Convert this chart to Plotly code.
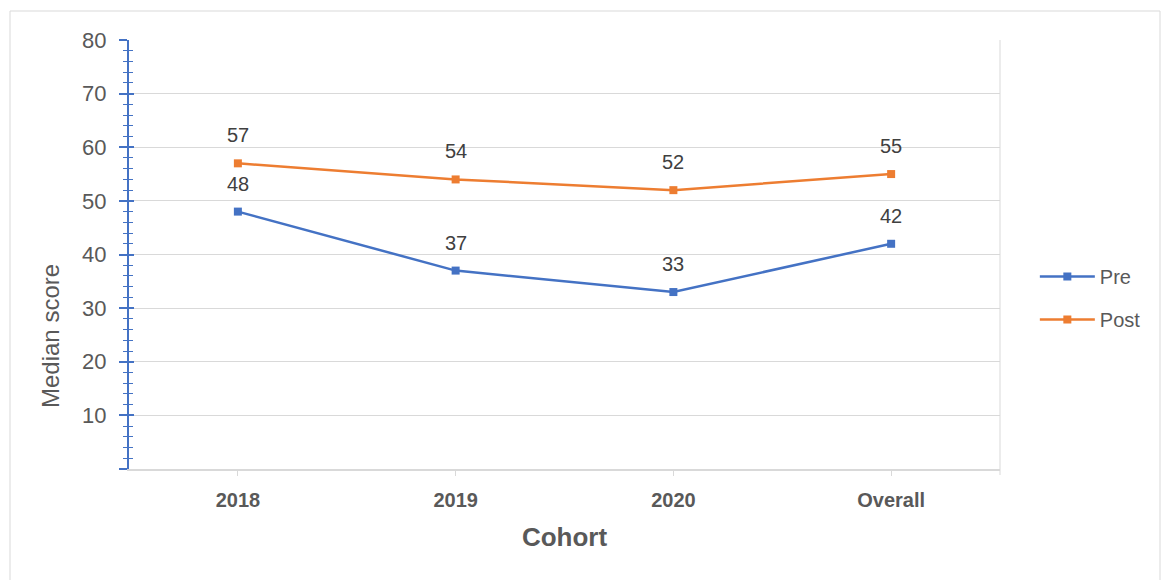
import plotly.graph_objects as go

categories = ["2018", "2019", "2020", "Overall"]
pre_values = [48, 37, 33, 42]
post_values = [57, 54, 52, 55]
y_tick_vals = [0, 10, 20, 30, 40, 50, 60, 70, 80]
y_tick_text = ["", "10", "20", "30", "40", "50", "60", "70", "80"]

BLUE = "#4472C4"
ORANGE = "#ED7D31"
GRID = "#D9D9D9"
FONT = "Liberation Sans, Arial, sans-serif"

W, H = 1161, 580
ML, MR, MT, MB = 129, 161, 40, 111
PW = W - ML - MR
PH = H - MT - MB

fig = go.Figure()
fig.add_trace(go.Scatter(
    x=categories, y=pre_values, name="Pre", mode="lines+markers",
    line=dict(color=BLUE, width=2.5), marker=dict(symbol="square", size=8, color=BLUE),
    legendgroup="pre"))
fig.add_trace(go.Scatter(
    x=categories, y=post_values, name="Post", mode="lines+markers",
    line=dict(color=ORANGE, width=2.5), marker=dict(symbol="square", size=8, color=ORANGE),
    legendgroup="post"))
# invisible trace on the overlay axis so it gets drawn
fig.add_trace(go.Scatter(x=categories, y=pre_values, yaxis="y2", mode="none",
                         showlegend=False, hoverinfo="skip"))


def px2paper_x(px):
    return (px - ML) / PW


def px2paper_y(py):
    return (H - MB - py) / PH


annotations = []
for series in (pre_values, post_values):
    for i, v in enumerate(series):
        annotations.append(dict(x=i, y=v, xref="x", yref="y", text=str(v), showarrow=False,
                                yshift=28, font=dict(family=FONT, size=20, color="#404040")))

annotations.append(dict(x=px2paper_x(50), y=px2paper_y(336), xref="paper", yref="paper",
                        text="Median score", textangle=-90, showarrow=False,
                        xanchor="center", yanchor="middle",
                        font=dict(family=FONT, size=24, color="#595959")))

shapes = [
    # outer chart border
    dict(type="rect", xref="paper", yref="paper",
         x0=px2paper_x(10), x1=px2paper_x(1160), y0=px2paper_y(600), y1=px2paper_y(11),
         line=dict(color=GRID, width=1), fillcolor="rgba(0,0,0,0)", layer="below"),
    # right plot edge
    dict(type="line", xref="paper", yref="paper", x0=1, x1=1,
         y0=px2paper_y(475), y1=1, line=dict(color=GRID, width=1)),
]

fig.update_layout(
    width=W, height=H,
    margin=dict(l=ML, r=MR, t=MT, b=MB),
    paper_bgcolor="white", plot_bgcolor="white",
    font=dict(family=FONT, color="#595959"),
    showlegend=True,
    legend=dict(x=1.04, y=px2paper_y(298), xanchor="left", yanchor="middle",
                font=dict(size=20, color="#595959"), tracegroupgap=14,
                traceorder="grouped", itemwidth=55, bgcolor="rgba(0,0,0,0)"),
    xaxis=dict(type="category", range=[-0.5, 3.5], showgrid=False,
               showline=True, linecolor=GRID, linewidth=1.5,
               ticks="outside", tickcolor=GRID, ticklen=5,
               tickfont=dict(family=FONT, size=20, color="#595959", weight="bold"),
               ticklabelstandoff=7,
               title=dict(text="<b>Cohort</b>", font=dict(family=FONT, size=26, color="#595959"), standoff=18),
               zeroline=False),
    yaxis=dict(range=[0, 80], tickvals=y_tick_vals, ticktext=y_tick_text,
               showgrid=True, gridcolor=GRID, gridwidth=1,
               showline=True, linecolor=BLUE, linewidth=2,
               ticks="outside", tickcolor=BLUE, ticklen=8, tickwidth=1.5,
               minor=dict(dtick=2, ticks="outside", ticklen=4, tickcolor=BLUE, tickwidth=1, showgrid=False),
               tickfont=dict(family=FONT, size=22, color="#595959"),
               ticklabelstandoff=8,
               zeroline=False),
    yaxis2=dict(range=[0, 80], overlaying="y", side="left", tickvals=y_tick_vals,
                showticklabels=False, showgrid=False, showline=False, zeroline=False,
                ticks="inside", tickcolor=BLUE, ticklen=5, tickwidth=1.5,
                minor=dict(dtick=2, ticks="inside", ticklen=4, tickcolor=BLUE, tickwidth=1, showgrid=False)),
    annotations=annotations,
    shapes=shapes,
)

fig.write_html("out.html")
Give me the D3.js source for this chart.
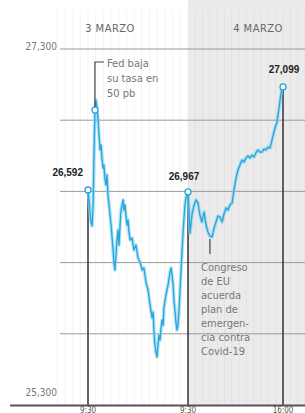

******

Stated exercise: Leave out the pictures and copy everything else in the records word for word.

Written solution:
Convert this chart to Plotly code.
import plotly.graph_objects as go

categories = ["2018", "2019", "2020", "Overall"]
pre_values = [48, 37, 33, 42]
post_values = [57, 54, 52, 55]
y_tick_vals = [0, 10, 20, 30, 40, 50, 60, 70, 80]
y_tick_text = ["", "10", "20", "30", "40", "50", "60", "70", "80"]

BLUE = "#4472C4"
ORANGE = "#ED7D31"
GRID = "#D9D9D9"
FONT = "Liberation Sans, Arial, sans-serif"

W, H = 1161, 580
ML, MR, MT, MB = 129, 161, 40, 111
PW = W - ML - MR
PH = H - MT - MB

fig = go.Figure()
fig.add_trace(go.Scatter(
    x=categories, y=pre_values, name="Pre", mode="lines+markers",
    line=dict(color=BLUE, width=2.5), marker=dict(symbol="square", size=8, color=BLUE),
    legendgroup="pre"))
fig.add_trace(go.Scatter(
    x=categories, y=post_values, name="Post", mode="lines+markers",
    line=dict(color=ORANGE, width=2.5), marker=dict(symbol="square", size=8, color=ORANGE),
    legendgroup="post"))
# invisible trace on the overlay axis so it gets drawn
fig.add_trace(go.Scatter(x=categories, y=pre_values, yaxis="y2", mode="none",
                         showlegend=False, hoverinfo="skip"))


def px2paper_x(px):
    return (px - ML) / PW


def px2paper_y(py):
    return (H - MB - py) / PH


annotations = []
for series in (pre_values, post_values):
    for i, v in enumerate(series):
        annotations.append(dict(x=i, y=v, xref="x", yref="y", text=str(v), showarrow=False,
                                yshift=28, font=dict(family=FONT, size=20, color="#404040")))

annotations.append(dict(x=px2paper_x(50), y=px2paper_y(336), xref="paper", yref="paper",
                        text="Median score", textangle=-90, showarrow=False,
                        xanchor="center", yanchor="middle",
                        font=dict(family=FONT, size=24, color="#595959")))

shapes = [
    # outer chart border
    dict(type="rect", xref="paper", yref="paper",
         x0=px2paper_x(10), x1=px2paper_x(1160), y0=px2paper_y(600), y1=px2paper_y(11),
         line=dict(color=GRID, width=1), fillcolor="rgba(0,0,0,0)", layer="below"),
    # right plot edge
    dict(type="line", xref="paper", yref="paper", x0=1, x1=1,
         y0=px2paper_y(475), y1=1, line=dict(color=GRID, width=1)),
]

fig.update_layout(
    width=W, height=H,
    margin=dict(l=ML, r=MR, t=MT, b=MB),
    paper_bgcolor="white", plot_bgcolor="white",
    font=dict(family=FONT, color="#595959"),
    showlegend=True,
    legend=dict(x=1.04, y=px2paper_y(298), xanchor="left", yanchor="middle",
                font=dict(size=20, color="#595959"), tracegroupgap=14,
                traceorder="grouped", itemwidth=55, bgcolor="rgba(0,0,0,0)"),
    xaxis=dict(type="category", range=[-0.5, 3.5], showgrid=False,
               showline=True, linecolor=GRID, linewidth=1.5,
               ticks="outside", tickcolor=GRID, ticklen=5,
               tickfont=dict(family=FONT, size=20, color="#595959", weight="bold"),
               ticklabelstandoff=7,
               title=dict(text="<b>Cohort</b>", font=dict(family=FONT, size=26, color="#595959"), standoff=18),
               zeroline=False),
    yaxis=dict(range=[0, 80], tickvals=y_tick_vals, ticktext=y_tick_text,
               showgrid=True, gridcolor=GRID, gridwidth=1,
               showline=True, linecolor=BLUE, linewidth=2,
               ticks="outside", tickcolor=BLUE, ticklen=8, tickwidth=1.5,
               minor=dict(dtick=2, ticks="outside", ticklen=4, tickcolor=BLUE, tickwidth=1, showgrid=False),
               tickfont=dict(family=FONT, size=22, color="#595959"),
               ticklabelstandoff=8,
               zeroline=False),
    yaxis2=dict(range=[0, 80], overlaying="y", side="left", tickvals=y_tick_vals,
                showticklabels=False, showgrid=False, showline=False, zeroline=False,
                ticks="inside", tickcolor=BLUE, ticklen=5, tickwidth=1.5,
                minor=dict(dtick=2, ticks="inside", ticklen=4, tickcolor=BLUE, tickwidth=1, showgrid=False)),
    annotations=annotations,
    shapes=shapes,
)

fig.write_html("out.html")
Give me the D3.js source for this chart.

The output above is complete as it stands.